The abuse seemed unaffected by party or gender, according to project leader Professor Kalina Bontcheva from the University of Sheffield department of computer science.
She said: “The increase in abuse towards public figures is a shocking development and one that the UK Government is right to take seriously.
“If people are dissuaded from standing for election, then our representation on a democratic level is under threat.”
Twitter is not doing enough to tackle abuse, said Labour MP for Cardiff South and Penarth Stephen Doughty.
He tweeted an example of abuse directed at him alongside Twitter’s response that it did not violate policies.
He said: “If you wonder why Facebook, Twitter etc are increasingly becoming difficult places, here’s another example of abuse we get and the response of the social media companies - who think we deserve a different threshold of abuse “to allow discourse”.”
The study shows for the first time that both the proportion and volume of Twitter abuse increased between 2015 and 2017.

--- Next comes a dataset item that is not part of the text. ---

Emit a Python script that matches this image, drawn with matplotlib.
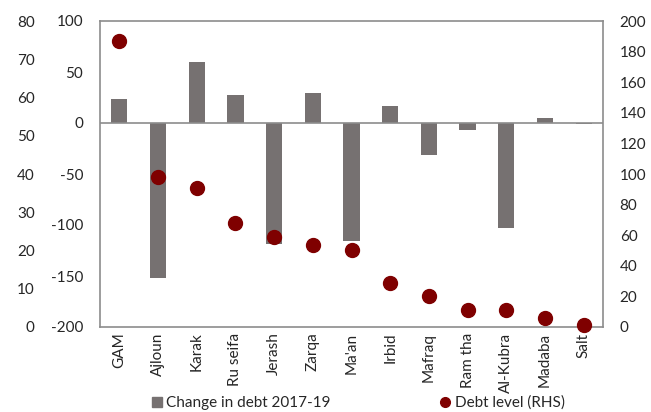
import matplotlib.pyplot as plt
from matplotlib.lines import Line2D

plt.rcParams['font.family'] = ['Lato', 'DejaVu Sans']
plt.rcParams['axes.unicode_minus'] = False

cities = ['GAM', 'Ajloun', 'Karak', 'Ru seifa', 'Jerash', 'Zarqa', "Ma'an",
          'Irbid', 'Mafraq', 'Ram tha', 'Al-Kubra', 'Madaba', 'Salt']
change_debt = [24, -152, 59.5, 27, -119, 29.5, -115.5, 16.5, -31.5, -7, -102.5, 4.5, -1.3]
debt_level = [187, 98, 91, 68, 58.5, 53.5, 50.5, 29, 20, 11, 11, 6, 1]

bar_col = '#767171'
dot_col = '#7f0000'
frame_col = '#8c8c8c'
txt_col = '#262626'
fs = 11

fig = plt.figure(figsize=(6.51, 4.12), dpi=100)
ax = fig.add_axes([100 / 651, 85 / 412, 503 / 651, 306 / 412])
x = range(len(cities))

ax.bar(x, change_debt, width=0.42, color=bar_col, zorder=2)
ax.axhline(0, color=frame_col, linewidth=1.2, zorder=3)
ax.set_ylim(-200, 100)
ax.set_yticks(range(-200, 101, 50))
ax.set_xlim(-0.5, len(cities) - 0.5)
ax.set_xticks(list(x))
ax.set_xticklabels(cities, rotation=90, fontsize=fs, color=txt_col)
ax.tick_params(axis='x', length=0, pad=4)
ax.tick_params(axis='y', length=0, pad=12, labelsize=fs, labelcolor=txt_col)
for s in ax.spines.values():
    s.set_color(frame_col)
    s.set_linewidth(1.2)

# right axis with debt levels
ax2 = ax.twinx()
ax2.scatter(x, debt_level, s=100, color=dot_col, zorder=4, clip_on=False)
ax2.set_ylim(0, 200)
ax2.set_yticks(range(0, 201, 20))
ax2.tick_params(axis='y', length=0, pad=12, labelsize=fs, labelcolor=txt_col)
for s in ax2.spines.values():
    s.set_visible(False)

# stray outer left scale
ax3 = ax.twinx()
ax3.set_ylim(0, 80)
ax3.set_yticks(range(0, 81, 10))
ax3.yaxis.set_ticks_position('left')
ax3.yaxis.set_label_position('left')
ax3.tick_params(axis='y', length=0, pad=47, labelsize=fs, labelcolor=txt_col)
for s in ax3.spines.values():
    s.set_visible(False)

handles = [
    Line2D([], [], marker='s', linestyle='none', color=bar_col, markersize=7),
    Line2D([], [], marker='o', linestyle='none', color=dot_col, markersize=7),
]
fig.legend(handles, ['Change in debt 2017-19', 'Debt level (RHS)'],
           loc='center', bbox_to_anchor=(357 / 651, 1 - 403 / 412), ncol=2,
           frameon=False, fontsize=fs, handletextpad=0.1, columnspacing=7,
           handlelength=1.0, labelcolor=txt_col)

fig.savefig('out.png', dpi=100)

Prominent politicians tended to receive a lot of tweets and also a lot of abuse, but lesser-known MPs received proportionally higher levels of abuse.
Boris Johnson’s Twitter timeline was filled with 6.6 per cent abusive tweets in 2015, rising to 9.3 per cent in 2017 and Jeremy Hunt had 4.6 per cent abusive tweets in 2015, rising to 8.55 per cent in 2017.
Labour shadow home secretary Diane Abbott got 2.5 per cent abuse in 2015, which rose to 3.4 per cent in 2017, whereas Ed Miliband received 5.6% abusive tweets when he was party leader in 2015, which fell to 3.3 per cent on his return to the backbenches.
In 2015, users who tweeted abusive replies were more concerned with the economy, but in 2017 these were concerned with national security in the wake of terror attacks on UK soil.
Prof Bontcheva added: “Whilst there was a clear increase in abuse on Twitter sent to politicians in the 2017 general election compared to 2015, it was interesting to see the differences in the topics they responded to.
“This clearly shows the different issues that rose to prominence in the two separate elections.”
Cabinet Office minister Chloe Smith, responding to the research, said: “It is vital that we prevent the rising intimidation of people in public office and those who want to stand for election.
“That is why this government is consulting on new measures that will protect candidates and campaigners standing for public service.
“We can’t let intimidation of people in public life continue unchecked.”